Into the football coaches office walked Mason Salmons, 11, and Jake Salmons, 8. Mason is Cabell Midland’s ballboy. Jake is the water boy. Both brothers are on the sideline for every game.

“I like it because I get to be close to the players,” Mason said. “I like being with the team.”

So does Jake.

“I like being close to the football boys,” Jake said. “Being on the sideline is fun.”

The boys’ mom, Amanda, stood nearby with their younger brothers Bo, 1, and Wade, 3 months. Wade was born into this football family on the first day of football practice.

Bo was enamored with a set of keys used to drive the Gator, a four-wheeled buggy to transport equipment. Gary usually drives it and when he’s not, Jason Salmons, Luke’s brother, does. Jason has been involved with the Cabell Midland program since his brother became coach nine years ago.

“I like being close to my family,” Jason Salmons said. “I like football and I like to see the boys develop. These seniors, to see them come along from their freshman year to be undefeated is a lot of fun. It’s very satisfying.”

Amanda Salmons met her husband while both were students at Marshall University, where Luke was a standout offensive lineman. When she married him, she also became wedded to football. Unlike many football wives, however, Amanda doesn’t go long periods without seeing her husband.

Amanda helps with pregame meals, shirt orders, organization and other tasks to free up the coaching staff to concentrate on football. She said a large, helpful group of parents are a blessing in accomplishing all the tasks needed in a program with a roster the size of most major college programs.

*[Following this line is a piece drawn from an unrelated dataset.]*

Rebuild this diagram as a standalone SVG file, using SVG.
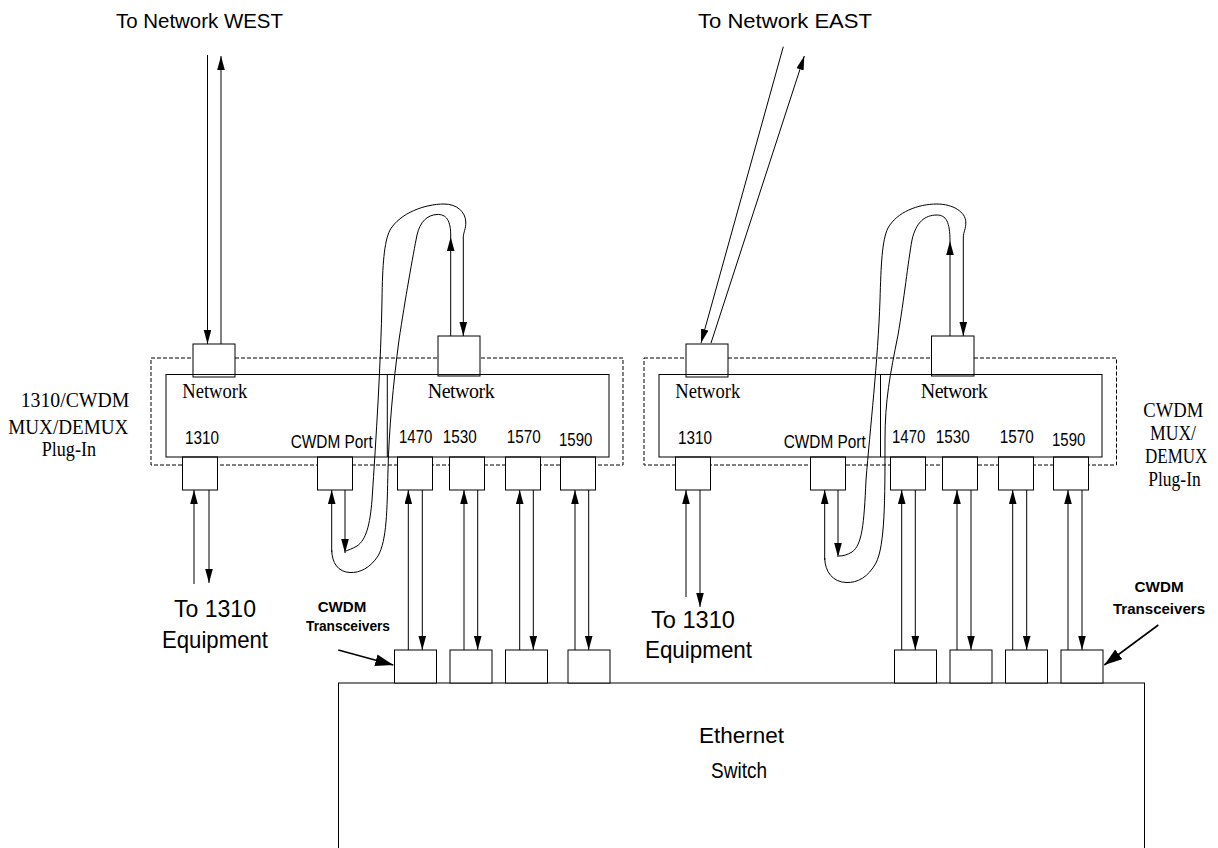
<svg xmlns="http://www.w3.org/2000/svg" width="1218" height="848" viewBox="0 0 1218 848">
<style>
.box{fill:#fff;stroke:#000;stroke-width:1}
.frame{fill:none;stroke:#000;stroke-width:1}
.dash{fill:none;stroke:#000;stroke-width:1;stroke-dasharray:4 2}
.ln{fill:none;stroke:#000;stroke-width:1}
.arr{marker-end:url(#ah)}
.big{fill:none;stroke:#000;stroke-width:1.6;marker-end:url(#ah2)}
.sans{font-family:"Liberation Sans",Arial,sans-serif;fill:#000}
.serif{font-family:"Liberation Serif","Times New Roman",serif;fill:#000}
.lbl{font-size:20px}
.num{font-size:17.5px}
.bold{font-weight:bold;font-size:15.5px}
.title{font-size:21px}
.eq{font-size:24px}
</style>
<defs>
<marker id="ah" markerUnits="userSpaceOnUse" markerWidth="14" markerHeight="8" refX="14" refY="3.8" orient="auto">
<path d="M0,0 L14,3.8 L0,7.6 z" fill="#000"/>
</marker>
<marker id="ah2" markerUnits="userSpaceOnUse" markerWidth="18" markerHeight="13" refX="18" refY="6" orient="auto">
<path d="M0,0 L18,6 L0,12 z" fill="#000"/>
</marker>
</defs>
<rect width="1218" height="848" fill="#fff"/>

<g id="title-west"><text class="sans title" x="116" y="28" textLength="167" lengthAdjust="spacingAndGlyphs">To Network WEST</text></g>
<g id="title-east"><text class="sans title" x="698" y="27.5" textLength="174" lengthAdjust="spacingAndGlyphs">To Network EAST</text></g>

<g id="label-left">
<text class="serif lbl" x="20.7" y="406.5" textLength="108.6" lengthAdjust="spacingAndGlyphs">1310/CWDM</text>
<text class="serif lbl" x="8.3" y="434" textLength="120" lengthAdjust="spacingAndGlyphs">MUX/DEMUX</text>
<text class="serif lbl" x="41.7" y="456" textLength="54.3" lengthAdjust="spacingAndGlyphs">Plug-In</text>
</g>
<g id="label-right">
<text class="serif lbl" x="1143.3" y="416.7" textLength="60" lengthAdjust="spacingAndGlyphs">CWDM</text>
<text class="serif lbl" x="1150" y="440" textLength="46" lengthAdjust="spacingAndGlyphs">MUX/</text>
<text class="serif lbl" x="1145" y="463.3" textLength="62.3" lengthAdjust="spacingAndGlyphs">DEMUX</text>
<text class="serif lbl" x="1148.3" y="486" textLength="52.4" lengthAdjust="spacingAndGlyphs">Plug-In</text>
</g>

<g id="mux-left">
<rect class="dash" x="151" y="358" width="472" height="107"/>
<g id="mux-left-net1"><rect class="box" x="193" y="344" width="42" height="33"/></g>
<g id="mux-left-net2"><rect class="box" x="438" y="336" width="42" height="40"/></g>
<g id="mux-left-p1310"><rect class="box" x="182.5" y="457" width="35" height="33"/></g>
<g id="mux-left-pcwdm"><rect class="box" x="317.5" y="457" width="35" height="33"/></g>
<g id="mux-left-p1470"><rect class="box" x="397.5" y="457" width="35" height="33"/></g>
<g id="mux-left-p1530"><rect class="box" x="449.5" y="457" width="35" height="33"/></g>
<g id="mux-left-p1570"><rect class="box" x="505.5" y="457" width="35" height="33"/></g>
<g id="mux-left-p1590"><rect class="box" x="560.5" y="457" width="35" height="33"/></g>
<rect class="frame" x="166" y="374.5" width="443" height="82.5"/>
<line class="ln" x1="387.3" y1="374.5" x2="387.3" y2="457" stroke-width="1.6"/>
<text class="serif lbl" x="182.3" y="398" textLength="65" lengthAdjust="spacingAndGlyphs">Network</text>
<text class="serif lbl" x="427.7" y="397.7" textLength="67">Network</text>
<text class="sans num" x="185" y="444" textLength="34" lengthAdjust="spacingAndGlyphs">1310</text>
<text class="sans" font-size="18" x="290.7" y="448" textLength="82" lengthAdjust="spacingAndGlyphs">CWDM Port</text>
<text class="sans num" x="399" y="443.3" textLength="33.3" lengthAdjust="spacingAndGlyphs">1470</text>
<text class="sans num" x="442.7" y="443.3" textLength="34" lengthAdjust="spacingAndGlyphs">1530</text>
<text class="sans num" x="506.7" y="443.3" textLength="34" lengthAdjust="spacingAndGlyphs">1570</text>
<text class="sans num" x="559" y="446" textLength="33.3" lengthAdjust="spacingAndGlyphs">1590</text>
</g>

<g id="mux-right">
<rect class="dash" x="644" y="358" width="472.5" height="107"/>
<g id="mux-right-net1"><rect class="box" x="686" y="344" width="42" height="33"/></g>
<g id="mux-right-net2"><rect class="box" x="931.5" y="336" width="42.5" height="40"/></g>
<g id="mux-right-p1310"><rect class="box" x="675.5" y="457" width="35" height="33"/></g>
<g id="mux-right-pcwdm"><rect class="box" x="810.5" y="457" width="35" height="33"/></g>
<g id="mux-right-p1470"><rect class="box" x="890.5" y="457" width="35" height="33"/></g>
<g id="mux-right-p1530"><rect class="box" x="942.5" y="457" width="35" height="33"/></g>
<g id="mux-right-p1570"><rect class="box" x="998.5" y="457" width="35" height="33"/></g>
<g id="mux-right-p1590"><rect class="box" x="1053.5" y="457" width="35" height="33"/></g>
<rect class="frame" x="659" y="374.5" width="443" height="82.5"/>
<line class="ln" x1="880.5" y1="374.5" x2="880.5" y2="457" stroke-width="1.6"/>
<text class="serif lbl" x="675.3" y="398" textLength="65" lengthAdjust="spacingAndGlyphs">Network</text>
<text class="serif lbl" x="920.7" y="397.7" textLength="67">Network</text>
<text class="sans num" x="678" y="444" textLength="34" lengthAdjust="spacingAndGlyphs">1310</text>
<text class="sans" font-size="18" x="783.7" y="448" textLength="82" lengthAdjust="spacingAndGlyphs">CWDM Port</text>
<text class="sans num" x="892" y="443.3" textLength="33.3" lengthAdjust="spacingAndGlyphs">1470</text>
<text class="sans num" x="935.7" y="443.3" textLength="34" lengthAdjust="spacingAndGlyphs">1530</text>
<text class="sans num" x="999.7" y="443.3" textLength="34" lengthAdjust="spacingAndGlyphs">1570</text>
<text class="sans num" x="1052" y="446" textLength="33.3" lengthAdjust="spacingAndGlyphs">1590</text>
</g>

<g id="switch">
<rect class="box" x="338.5" y="683" width="806" height="200"/>
<text class="sans" font-size="22" x="699" y="743" textLength="85" lengthAdjust="spacingAndGlyphs">Ethernet</text>
<text class="sans" font-size="22" x="711" y="778" textLength="56" lengthAdjust="spacingAndGlyphs">Switch</text>
</g>

<g id="transceivers-left">
<rect class="box" x="394.5" y="650" width="42" height="33"/>
<rect class="box" x="450" y="650" width="42" height="33"/>
<rect class="box" x="505.5" y="650" width="42" height="33"/>
<rect class="box" x="568" y="650" width="42" height="33"/>
</g>
<g id="transceivers-right">
<rect class="box" x="894.5" y="650" width="42" height="33"/>
<rect class="box" x="950" y="650" width="42" height="33"/>
<rect class="box" x="1005.5" y="650" width="42" height="33"/>
<rect class="box" x="1061" y="650" width="42" height="33"/>
</g>

<g id="equip-left">
<text class="sans eq" x="174" y="617" textLength="82" lengthAdjust="spacingAndGlyphs">To 1310</text>
<text class="sans eq" x="162" y="648" textLength="106" lengthAdjust="spacingAndGlyphs">Equipment</text>
</g>
<g id="equip-right">
<text class="sans eq" x="651" y="628" textLength="84" lengthAdjust="spacingAndGlyphs">To 1310</text>
<text class="sans eq" x="645" y="658" textLength="107" lengthAdjust="spacingAndGlyphs">Equipment</text>
</g>

<g id="trx-label-left">
<text class="sans bold" x="317.7" y="612" textLength="48.7" lengthAdjust="spacingAndGlyphs">CWDM</text>
<text class="sans bold" x="306" y="631" textLength="84" lengthAdjust="spacingAndGlyphs">Transceivers</text>
</g>
<g id="trx-label-right">
<text class="sans bold" x="1134.6" y="592" textLength="49" lengthAdjust="spacingAndGlyphs">CWDM</text>
<text class="sans bold" x="1113" y="614" textLength="92" lengthAdjust="spacingAndGlyphs">Transceivers</text>
</g>

<g id="connectors">
<line class="ln arr" x1="207.5" y1="55" x2="207.5" y2="344"/>
<line class="ln arr" x1="221" y1="344" x2="221" y2="56"/>
<line class="ln arr" x1="783.3" y1="46.7" x2="701" y2="343"/>
<line class="ln arr" x1="711" y1="343" x2="804.3" y2="56"/>

<line class="ln arr" x1="450.7" y1="336" x2="450.7" y2="237"/>
<line class="ln arr" x1="463.3" y1="237" x2="463.3" y2="336"/>
<line class="ln arr" x1="331.7" y1="552" x2="331.7" y2="490"/>
<line class="ln arr" x1="345" y1="490" x2="345" y2="553"/>
<path class="ln" d="M450.7,237 C451,220 446,214 437,214.5 C427,215 420,222 417,235 C413,255 405,300 399,340 C393,385 389,430 388,470 C387,510 387,540 378,556 C370,568 360,573 350,572.5 C338,572 332,563 331.7,550"/>
<path class="ln" d="M463.3,237 C463.5,232 466,229 465.8,222 C465.5,212 457,204 444,204 C425,204 400,213 390,230 C384,242 382.5,265 382,300 C381,360 376,440 372,500 C370,525 366,540 357,546 C352,549 348,550 346,551"/>

<line class="ln arr" x1="950" y1="336" x2="950" y2="241"/>
<line class="ln arr" x1="963.3" y1="237" x2="963.3" y2="336"/>
<line class="ln arr" x1="824.7" y1="560" x2="824.7" y2="490"/>
<line class="ln arr" x1="838" y1="490" x2="838" y2="557"/>
<path class="ln" d="M950,241 C950,222 946,215 937,215 C925,215 916,222 912,240 C908,262 904,300 898,335 C890,375 885,400 885,440 C885,500 885,545 876,563 C868,577 858,583 846,582.5 C833,582 825,572 824.7,558"/>
<path class="ln" d="M963.3,237 C963.5,232 966,229 965.8,222 C965.5,212 953,204 937,204 C918,204 897,212 888,228 C882,240 881,265 880,300 C878,360 870,430 866,480 C864,525 862,545 852,552 C847,555 843,556 839,556"/>

<line class="ln arr" x1="194" y1="584" x2="194" y2="490"/>
<line class="ln arr" x1="209" y1="490" x2="209" y2="583"/>
<line class="ln arr" x1="686" y1="597" x2="686" y2="490"/>
<line class="ln arr" x1="700" y1="490" x2="700" y2="607"/>

<line class="ln arr" x1="408.3" y1="650" x2="408.3" y2="490"/>
<line class="ln arr" x1="422.3" y1="490" x2="422.3" y2="650"/>
<line class="ln arr" x1="464" y1="650" x2="464" y2="490"/>
<line class="ln arr" x1="477.7" y1="490" x2="477.7" y2="650"/>
<line class="ln arr" x1="519.7" y1="650" x2="519.7" y2="490"/>
<line class="ln arr" x1="533.3" y1="490" x2="533.3" y2="650"/>
<line class="ln arr" x1="575" y1="650" x2="575" y2="490"/>
<line class="ln arr" x1="588.7" y1="490" x2="588.7" y2="650"/>

<line class="ln arr" x1="901.7" y1="650" x2="901.7" y2="490"/>
<line class="ln arr" x1="915.3" y1="490" x2="915.3" y2="650"/>
<line class="ln arr" x1="957" y1="650" x2="957" y2="490"/>
<line class="ln arr" x1="971" y1="490" x2="971" y2="650"/>
<line class="ln arr" x1="1012.7" y1="650" x2="1012.7" y2="490"/>
<line class="ln arr" x1="1026.7" y1="490" x2="1026.7" y2="650"/>
<line class="ln arr" x1="1068" y1="650" x2="1068" y2="490"/>
<line class="ln arr" x1="1082" y1="490" x2="1082" y2="650"/>

<line class="big" x1="338.3" y1="650" x2="393.3" y2="665"/>
<line class="big" x1="1158.3" y1="625" x2="1104.3" y2="665"/>
</g>
</svg>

“It’s fun for me to be around my boys and the program,” said Amanda Salmons, in her 14th year of helping Luke, who coached at Lawrence County before taking the Cabell Midland job in 2011. “So much time is involved that this is a good way to be with Luke and do things as a family.”

Handling four children is difficult enough. Somehow, Amanda Salmons also helps 100 others. She said the biggest challenge is time management, as Mason and Luke also play youth football and basketball, bring home school work and deal with everything any other students does.

Luke Salmons said he appreciates the assistance his family offers and he realizes not many coaches have such a support system.

“It’s important any time you can share something with your family,” Luke Salmons said as Gary walked by carrying two trash cans to wash. “They’ve all been very supportive. I want our players see that. We’re all very close. Our coaching staff is like this. Their families are here and everybody wants everybody to be good. When something needs done, somebody does it.”

Coaching often requires long days and nights, scouting, planning, watching film, practicing and playing. Luke Salmons stresses that his coaches and players cherish family time.

“The most important thing is that they’re with their families,” he said of his assistants and players. “They’re all on board and that makes this a whole lot easier.”

Gary Salmons walked back by carrying the clean trash cans on his way to attend to the players’ uniforms. Luke Salmons smiled again.

“You know, whether you’re 40, 30, 20 or 10, you always want your dad’s approval,” Luke Salmons said.

He certainly has that.

“When he graduated from Marshall, Luke still wasn’t sure of what he wanted to do,” Gary Salmons said. “I told him he should coach. That’s what he wanted to do. That’s what he liked. Now, he’s doing it.”

With the help of his family, Salmons is coaching well.